Bender, M., Michel, S., Triantafillou, P., Weikum, G., & Zimmer, C. (2006). P2P Content Search: Give the Web Back to the People. In 5th International Workshop on Peer-to-Peer Systems (IPTPS 2006).


Zitierlink: https://hdl.handle.net/11858/00-001M-0000-000F-23B0-8
Zusammenfassung
The solution that we have developed and advocate in this paper is based on the postulation that we cited above as a motivation for the general direction of P2P search engines: \emph{give the Web back to the people}! We simply observe the queries and behavior of the thousands or millions of users that we expect to be active in a P2P network. More specifically, we monitor queries on the peers where they are initially posed and post them to the distributed directory, where they are aggregated so that interesting correlations can be inferred. Obviously, the details of this method need to be carefully worked out to ensure scalability; we will explain this in the paper.

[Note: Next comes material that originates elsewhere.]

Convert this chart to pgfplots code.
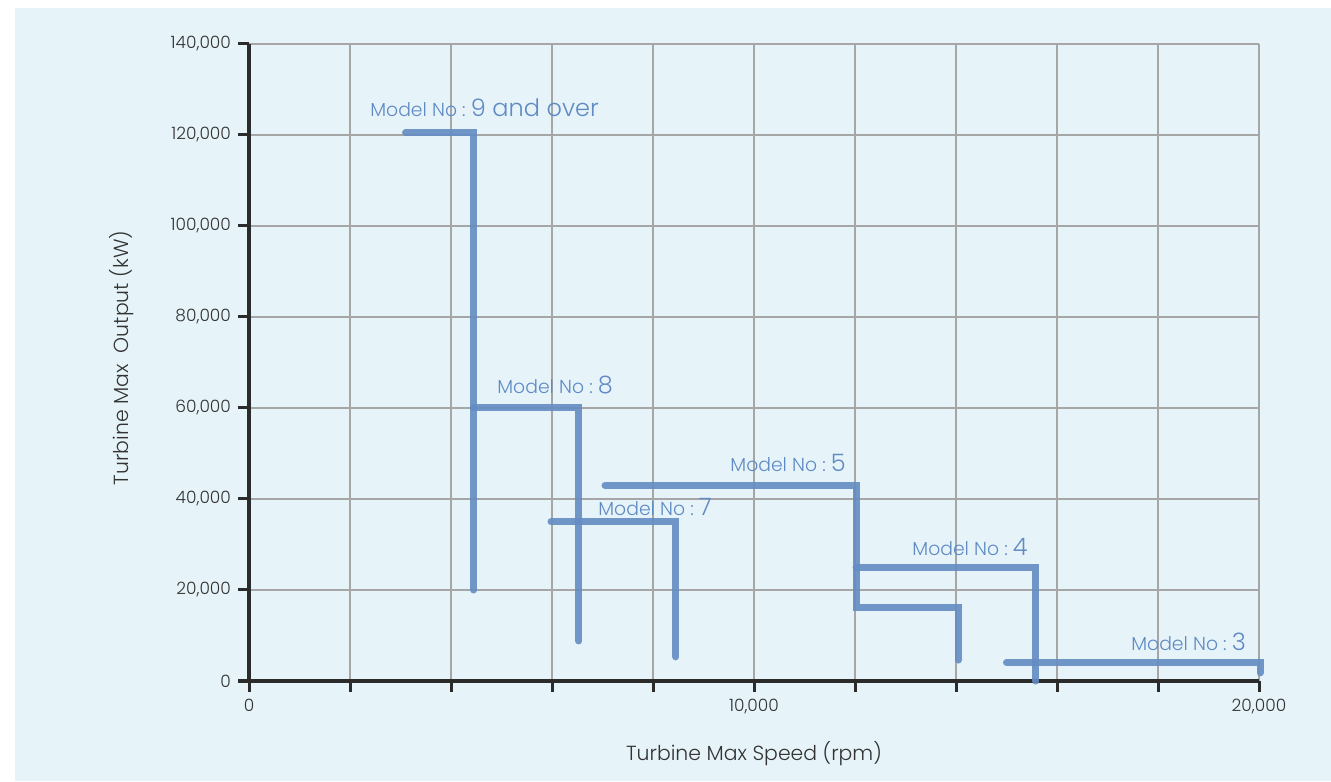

The key point to emphasize here is that a querying peer whose query keywords exhibit correlations has a good chance to efficiently find a directory entry that helps to identify the best peers with files that match multiple terms of the query. A potential caveat to our approach could be that user monitoring and query logging is a breach with user privacy. But it is exactly the key strength of the P2P approach that, unlike with a centralized Web search engine that logs queries and click-stream information, every peer is in a perfect position to define its own policies, would reveal critical data at its discretion, and has full control over the local software to enforce its specified policies. In other words, community-wide collaboration is desired and encouraged but not forced, and peers remain perfectly autonomous.